SHORT EXERCISE.
Show every line below where "React" can be found.
**** AVAILABLE DATA ****
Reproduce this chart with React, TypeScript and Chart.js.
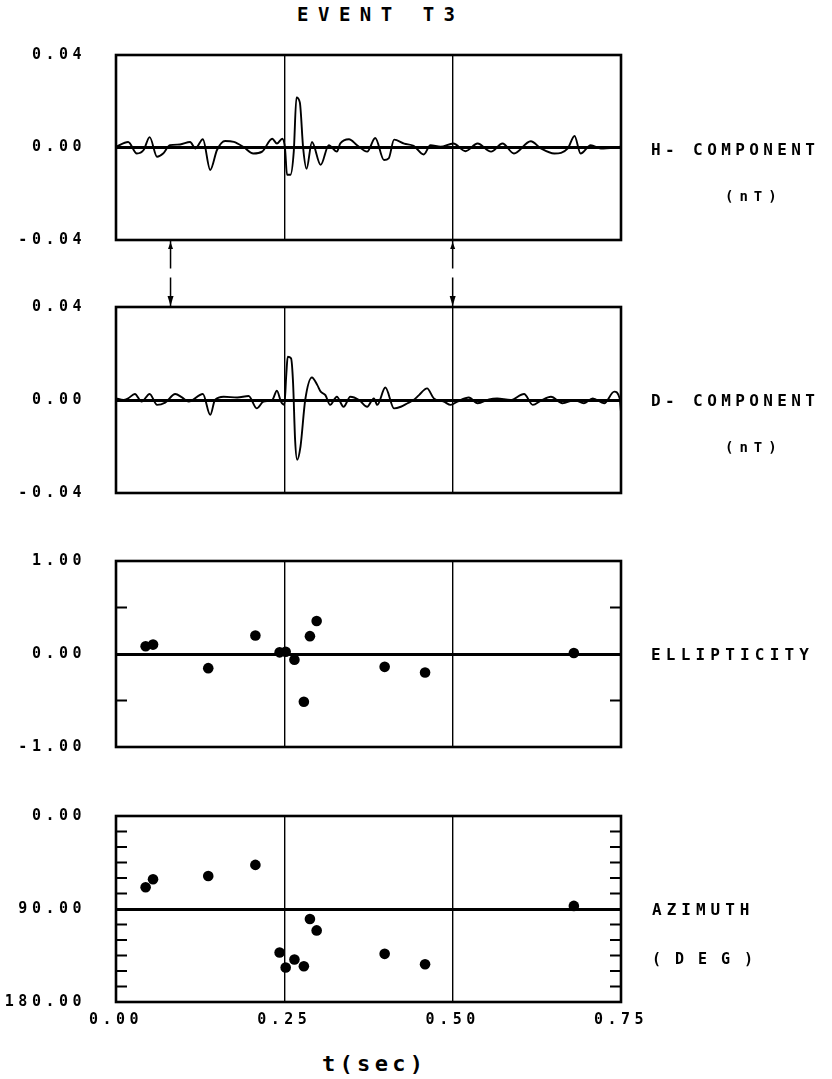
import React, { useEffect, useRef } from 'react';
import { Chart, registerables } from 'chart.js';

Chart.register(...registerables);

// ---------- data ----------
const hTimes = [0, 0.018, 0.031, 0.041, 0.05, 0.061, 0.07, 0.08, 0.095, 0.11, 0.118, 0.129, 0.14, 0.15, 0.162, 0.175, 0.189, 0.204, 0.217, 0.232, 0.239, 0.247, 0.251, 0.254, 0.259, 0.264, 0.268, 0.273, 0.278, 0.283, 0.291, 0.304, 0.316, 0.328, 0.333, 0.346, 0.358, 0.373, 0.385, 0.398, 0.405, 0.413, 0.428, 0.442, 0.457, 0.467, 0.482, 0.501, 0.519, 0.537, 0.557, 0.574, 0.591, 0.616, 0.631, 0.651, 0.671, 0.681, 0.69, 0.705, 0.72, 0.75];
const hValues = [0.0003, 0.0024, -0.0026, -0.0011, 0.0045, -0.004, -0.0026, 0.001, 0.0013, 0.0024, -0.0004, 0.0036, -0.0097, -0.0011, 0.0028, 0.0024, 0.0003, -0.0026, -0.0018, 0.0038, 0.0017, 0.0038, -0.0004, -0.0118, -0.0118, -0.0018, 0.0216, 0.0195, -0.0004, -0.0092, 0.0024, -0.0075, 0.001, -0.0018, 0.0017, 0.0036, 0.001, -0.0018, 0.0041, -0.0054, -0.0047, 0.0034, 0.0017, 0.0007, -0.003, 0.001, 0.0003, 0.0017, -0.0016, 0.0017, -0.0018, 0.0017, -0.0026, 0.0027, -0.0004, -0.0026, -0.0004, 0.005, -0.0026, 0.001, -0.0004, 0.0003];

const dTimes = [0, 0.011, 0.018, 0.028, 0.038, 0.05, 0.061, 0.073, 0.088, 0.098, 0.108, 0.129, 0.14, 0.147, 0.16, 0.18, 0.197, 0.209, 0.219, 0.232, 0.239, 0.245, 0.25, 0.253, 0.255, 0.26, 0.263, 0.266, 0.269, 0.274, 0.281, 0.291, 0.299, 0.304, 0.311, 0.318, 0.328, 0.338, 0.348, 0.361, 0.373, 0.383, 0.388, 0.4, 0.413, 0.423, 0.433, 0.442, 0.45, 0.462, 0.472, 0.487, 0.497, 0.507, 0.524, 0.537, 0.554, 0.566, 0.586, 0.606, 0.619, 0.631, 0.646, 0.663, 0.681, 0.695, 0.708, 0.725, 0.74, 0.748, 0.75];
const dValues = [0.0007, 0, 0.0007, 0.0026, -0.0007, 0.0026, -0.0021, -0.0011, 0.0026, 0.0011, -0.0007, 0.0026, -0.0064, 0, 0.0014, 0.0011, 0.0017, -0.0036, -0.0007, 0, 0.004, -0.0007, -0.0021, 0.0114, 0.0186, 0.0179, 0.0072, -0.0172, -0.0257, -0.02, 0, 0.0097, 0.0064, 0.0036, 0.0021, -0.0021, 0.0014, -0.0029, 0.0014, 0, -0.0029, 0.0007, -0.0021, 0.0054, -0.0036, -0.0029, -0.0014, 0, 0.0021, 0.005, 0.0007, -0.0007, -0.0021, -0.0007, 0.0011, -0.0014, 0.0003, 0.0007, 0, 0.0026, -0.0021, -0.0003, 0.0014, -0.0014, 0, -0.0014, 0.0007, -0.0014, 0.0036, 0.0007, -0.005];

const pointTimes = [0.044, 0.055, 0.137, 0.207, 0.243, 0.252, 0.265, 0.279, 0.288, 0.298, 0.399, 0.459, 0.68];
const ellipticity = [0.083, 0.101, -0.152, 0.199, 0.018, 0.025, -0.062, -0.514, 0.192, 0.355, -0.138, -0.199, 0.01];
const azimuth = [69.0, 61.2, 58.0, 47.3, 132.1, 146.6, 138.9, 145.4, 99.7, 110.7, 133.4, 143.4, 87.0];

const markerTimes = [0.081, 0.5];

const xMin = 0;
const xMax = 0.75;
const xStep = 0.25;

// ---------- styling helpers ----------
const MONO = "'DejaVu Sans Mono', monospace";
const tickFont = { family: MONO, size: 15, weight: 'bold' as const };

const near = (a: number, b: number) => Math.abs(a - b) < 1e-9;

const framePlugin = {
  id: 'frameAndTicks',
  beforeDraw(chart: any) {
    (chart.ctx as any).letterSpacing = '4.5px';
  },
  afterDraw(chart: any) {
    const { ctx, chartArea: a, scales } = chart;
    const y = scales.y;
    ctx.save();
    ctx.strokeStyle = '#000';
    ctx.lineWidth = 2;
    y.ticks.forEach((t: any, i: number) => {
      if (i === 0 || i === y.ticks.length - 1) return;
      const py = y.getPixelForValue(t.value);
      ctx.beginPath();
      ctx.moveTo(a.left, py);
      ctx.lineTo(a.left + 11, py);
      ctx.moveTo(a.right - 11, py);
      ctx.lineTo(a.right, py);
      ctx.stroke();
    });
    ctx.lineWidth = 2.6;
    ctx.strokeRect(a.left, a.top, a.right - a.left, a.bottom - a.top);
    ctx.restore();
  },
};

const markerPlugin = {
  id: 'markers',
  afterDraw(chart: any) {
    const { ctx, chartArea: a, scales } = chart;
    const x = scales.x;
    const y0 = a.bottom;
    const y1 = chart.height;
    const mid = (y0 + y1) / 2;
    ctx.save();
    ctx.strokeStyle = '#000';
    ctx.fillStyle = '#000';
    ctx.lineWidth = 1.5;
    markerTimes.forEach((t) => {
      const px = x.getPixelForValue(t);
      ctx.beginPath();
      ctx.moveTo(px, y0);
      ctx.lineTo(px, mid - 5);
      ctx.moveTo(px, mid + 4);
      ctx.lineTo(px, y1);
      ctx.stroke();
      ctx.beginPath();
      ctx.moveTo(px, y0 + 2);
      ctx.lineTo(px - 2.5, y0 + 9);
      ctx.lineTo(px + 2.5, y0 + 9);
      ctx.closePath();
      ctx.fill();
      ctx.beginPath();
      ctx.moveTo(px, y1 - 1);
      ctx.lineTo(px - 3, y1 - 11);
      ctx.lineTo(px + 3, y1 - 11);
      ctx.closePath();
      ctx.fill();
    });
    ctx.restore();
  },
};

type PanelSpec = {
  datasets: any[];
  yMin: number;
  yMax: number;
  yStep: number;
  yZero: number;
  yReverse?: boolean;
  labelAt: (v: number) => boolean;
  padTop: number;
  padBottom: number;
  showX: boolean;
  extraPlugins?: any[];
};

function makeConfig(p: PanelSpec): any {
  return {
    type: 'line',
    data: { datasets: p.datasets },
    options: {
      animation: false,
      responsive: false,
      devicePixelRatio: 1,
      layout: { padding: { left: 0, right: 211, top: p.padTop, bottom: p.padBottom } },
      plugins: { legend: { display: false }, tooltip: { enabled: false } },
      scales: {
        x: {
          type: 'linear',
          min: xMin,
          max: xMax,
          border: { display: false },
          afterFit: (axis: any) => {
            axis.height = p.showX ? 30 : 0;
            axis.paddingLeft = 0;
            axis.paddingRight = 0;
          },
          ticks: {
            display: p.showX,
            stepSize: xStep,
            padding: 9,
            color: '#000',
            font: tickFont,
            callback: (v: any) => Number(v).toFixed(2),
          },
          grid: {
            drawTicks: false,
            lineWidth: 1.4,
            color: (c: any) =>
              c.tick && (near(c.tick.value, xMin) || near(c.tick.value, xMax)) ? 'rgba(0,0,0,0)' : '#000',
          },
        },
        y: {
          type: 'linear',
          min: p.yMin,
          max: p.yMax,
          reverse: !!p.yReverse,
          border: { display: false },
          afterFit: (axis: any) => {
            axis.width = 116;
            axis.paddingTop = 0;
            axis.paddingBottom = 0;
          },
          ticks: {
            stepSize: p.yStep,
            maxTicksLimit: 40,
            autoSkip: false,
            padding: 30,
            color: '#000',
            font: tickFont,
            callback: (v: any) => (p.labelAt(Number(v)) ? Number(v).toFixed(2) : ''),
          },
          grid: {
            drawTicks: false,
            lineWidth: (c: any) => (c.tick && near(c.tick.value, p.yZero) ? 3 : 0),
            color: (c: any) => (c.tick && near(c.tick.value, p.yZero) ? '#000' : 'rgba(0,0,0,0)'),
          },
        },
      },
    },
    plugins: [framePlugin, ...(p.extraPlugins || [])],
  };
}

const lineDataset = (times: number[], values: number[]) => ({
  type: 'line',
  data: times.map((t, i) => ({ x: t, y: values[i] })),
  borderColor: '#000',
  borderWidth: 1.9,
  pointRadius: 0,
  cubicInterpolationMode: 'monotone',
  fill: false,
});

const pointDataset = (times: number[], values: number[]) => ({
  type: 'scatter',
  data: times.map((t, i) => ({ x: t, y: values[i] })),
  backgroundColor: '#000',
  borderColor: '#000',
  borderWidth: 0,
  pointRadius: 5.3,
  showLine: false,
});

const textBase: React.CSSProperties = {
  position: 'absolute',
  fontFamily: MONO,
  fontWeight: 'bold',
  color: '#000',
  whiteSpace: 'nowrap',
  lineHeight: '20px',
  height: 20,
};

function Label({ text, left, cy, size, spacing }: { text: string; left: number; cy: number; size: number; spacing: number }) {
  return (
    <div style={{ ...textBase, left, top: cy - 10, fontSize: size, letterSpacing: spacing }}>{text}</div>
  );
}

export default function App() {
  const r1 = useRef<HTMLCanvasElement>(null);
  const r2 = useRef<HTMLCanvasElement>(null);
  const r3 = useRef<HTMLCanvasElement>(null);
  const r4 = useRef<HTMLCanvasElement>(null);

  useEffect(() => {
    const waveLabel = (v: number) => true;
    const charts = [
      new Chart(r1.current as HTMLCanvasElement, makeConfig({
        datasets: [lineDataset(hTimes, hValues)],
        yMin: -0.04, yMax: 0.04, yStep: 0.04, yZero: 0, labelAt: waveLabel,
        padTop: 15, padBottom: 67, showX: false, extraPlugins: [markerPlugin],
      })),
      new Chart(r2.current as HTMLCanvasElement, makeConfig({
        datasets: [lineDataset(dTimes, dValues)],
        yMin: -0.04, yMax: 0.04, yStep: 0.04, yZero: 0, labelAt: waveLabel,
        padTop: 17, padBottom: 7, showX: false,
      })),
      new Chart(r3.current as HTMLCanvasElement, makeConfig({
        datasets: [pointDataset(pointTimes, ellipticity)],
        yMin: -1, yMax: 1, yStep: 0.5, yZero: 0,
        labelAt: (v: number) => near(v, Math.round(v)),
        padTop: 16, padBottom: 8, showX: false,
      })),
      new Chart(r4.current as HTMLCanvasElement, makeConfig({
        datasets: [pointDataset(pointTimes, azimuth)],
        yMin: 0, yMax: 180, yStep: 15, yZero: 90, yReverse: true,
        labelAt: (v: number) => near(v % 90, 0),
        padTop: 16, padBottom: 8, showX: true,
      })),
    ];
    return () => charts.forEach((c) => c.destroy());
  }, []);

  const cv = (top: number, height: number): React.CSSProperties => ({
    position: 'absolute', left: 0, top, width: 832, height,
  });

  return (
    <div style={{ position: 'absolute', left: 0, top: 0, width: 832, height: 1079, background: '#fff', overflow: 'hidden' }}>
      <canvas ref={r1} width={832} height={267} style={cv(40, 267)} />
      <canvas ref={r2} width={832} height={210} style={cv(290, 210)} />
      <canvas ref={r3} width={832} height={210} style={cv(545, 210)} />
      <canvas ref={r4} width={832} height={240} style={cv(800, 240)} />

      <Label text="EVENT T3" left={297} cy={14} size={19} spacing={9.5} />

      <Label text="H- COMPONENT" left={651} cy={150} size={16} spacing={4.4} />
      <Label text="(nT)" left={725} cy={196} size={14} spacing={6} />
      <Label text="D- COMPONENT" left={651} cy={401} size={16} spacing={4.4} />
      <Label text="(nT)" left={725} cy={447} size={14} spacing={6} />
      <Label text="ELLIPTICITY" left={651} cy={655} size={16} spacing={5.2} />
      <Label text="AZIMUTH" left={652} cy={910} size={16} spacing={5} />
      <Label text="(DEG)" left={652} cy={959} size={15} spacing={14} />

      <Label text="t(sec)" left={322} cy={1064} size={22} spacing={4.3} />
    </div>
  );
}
****
WORKED SOLUTION.
Reproduce this chart with React, TypeScript and Chart.js.
import React, { useEffect, useRef } from 'react';
const textBase: React.CSSProperties = {
  const cv = (top: number, height: number): React.CSSProperties => ({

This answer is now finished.